Orientalismo, la prima a sinistra, poi sempre dritto

Di mariagrazianemour@alice.itOrientalismo: la prima a sinistra, poi sempre dritto.

A Milano venerdì 5 ottobre si è parlato di Edward Said, perché a Milano – per tutta la scorsa settimana – si è parlato di cultura palestinese.

Uno dei relatori – il prof. Hamid Dabashi della Columbia University di NY – ha aperto il suo intervento ringraziando il sindaco Pisapia (peraltro assente perché impegnato in un consiglio comunale a San Vittore), in quanto a NY non si sarebbe mai potuto organizzare un festival della cultura palestinese. Anche se con poco coinvolgimento della comunità palestinese milanese, ha osservato qualcuno.

Edward Said (nato a Gerusalemme nel 1936 e morto a NY nel 2003) è stato uno degli intellettuali moderni più in vista negli Stati Uniti. Said era palestinese. Un professore di inglese e letteratura comparata che diventa estremamente scomodo a partire dal 1967, anno in cui sceglie il ruolo di ambasciatore del popolo palestinese in esilio. Un militante letterato.

I relatori che venerdì si succedono in piazza della Scala, tracciano un profilo di Said molto variegato, ma fondamentalmente basato sul suo saggio del 1978 “Orientalismo” – un criticatissimo successo editoriale mondiale – che concentra l’attenzione sull’uso, rassicurante e svilente, degli stereotipi arabi. Se prima lo stereotipo orientale viaggiava sul tappeto volante, ora imbraccia un kalashnikov e ha il volto coperto. In poche immagini si ha la presunzione di infilare a forza il Vicino, il Medio e l’Estremo Oriente. I pregiudizi popolari anti-arabi sono precostituiti dai media a uso e consumo del potere politico. Sono un ridicolo tentativo di riduzione della complessità.

Alcuni dei relatori al microfono enfatizzano la natura newyorkese di Said. New York è al tempo stesso il cuore pulsante degli USA, e l’apice della multicultura, dello spaesamento, della diversità, dell’essere apolidi.
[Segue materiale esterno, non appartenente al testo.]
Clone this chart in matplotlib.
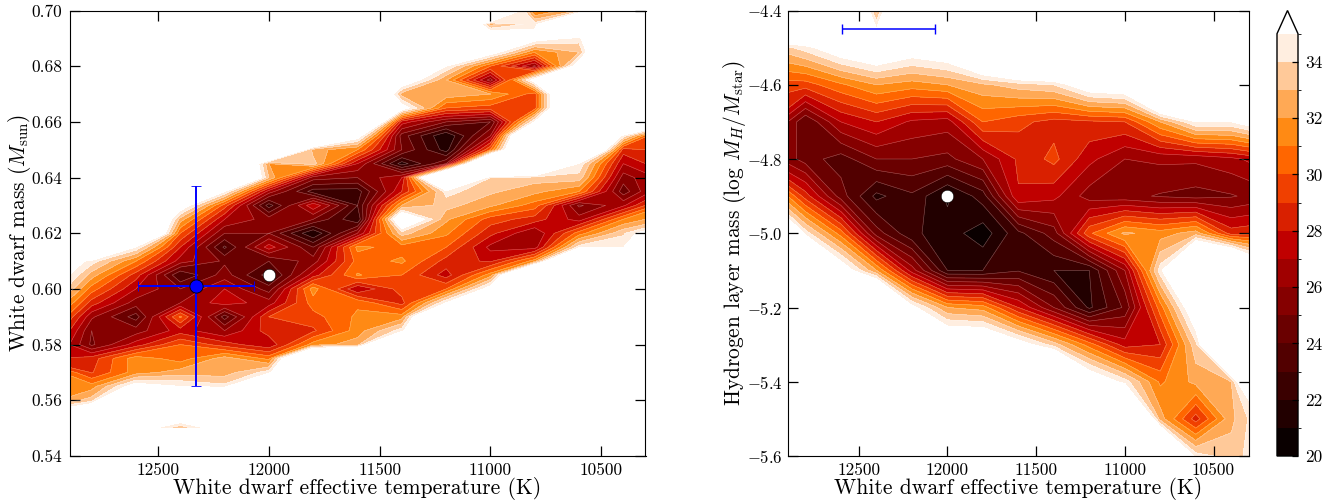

Uno degli accademici si spinge addirittura a definire Said come il palestinese meno palestinese che sia mai esistito, forse distorcendo il profondo significato che Said attribuisce all’universalizzazione della causa palestinese, che diventa ingiustizia dell’umanità, rendendo apolide ogni uomo.

Nel libro autobiografico di Said “Out of place” – “Sempre al posto sbagliato” nella versione italiana – c’è tutto l’universo del suo essere sempre “l’altro”.

Il prof. Gatto e alcuni interventi del pubblico chiudono la giornata rimarcando lo spessore di Said, che è stato, prima di ogni altra cosa, un militante intellettuale palestinese. Per lui la letteratura non era uno strumento neutro e ingenuo, ma un veicolo di messaggi.

E il suo messaggio, è sempre stato chiaro e coerente: difesa dell’autodeterminazione del popolo palestinese.

Ha pagato le sue prese di posizioni con l’ostracismo di gran parte dell’ambiente universitario. È stato da più parti definito come il volto intellettuale del terrorismo e lo aveva forse addirittura previsto, data la sua profonda conoscenza del potere dei media nella società occidentale per antonomasia.

Ferito e sanguinante nell’animo per l’undici settembre, non smette di denunciare la demonizzazione mediatica di un nemico ignoto etichettato come generico “terrorista”, in grado di tenere l’opinione pubblica in stato di tensione rabbiosa.

La sua onestà intellettuale, negli anni, non ha risparmiato aspre critiche ad Arafat e agli accordi di Oslo, di cui aveva immediatamente individuato il tranello retorico e il gioco mediatico sottostante. “In America – scrive Said – la libertà di stampa è fondante al punto da seguire le ordinarie logiche del mercato”.

Ma scrive anche: “L’umanesimo costituisce l’unica, la massima, forma di resistenza contro le pratiche inumane e le ingiustizie che deturpano la storia dell’umanità”. Grande fiducia nell’uomo, quindi, che è il solo a poter scrivere la storia. Prima dei conflitti vengono gli uomini, e gli intellettuali hanno il solo compito di dire la verità.

Said amava la mondanità, la danza, le persone, la musica. Era anche un pianista. Ammirava il contrappunto, capace di unire nella stessa sinfonia due motivi diversi, che si amalgamano senza annullarsi.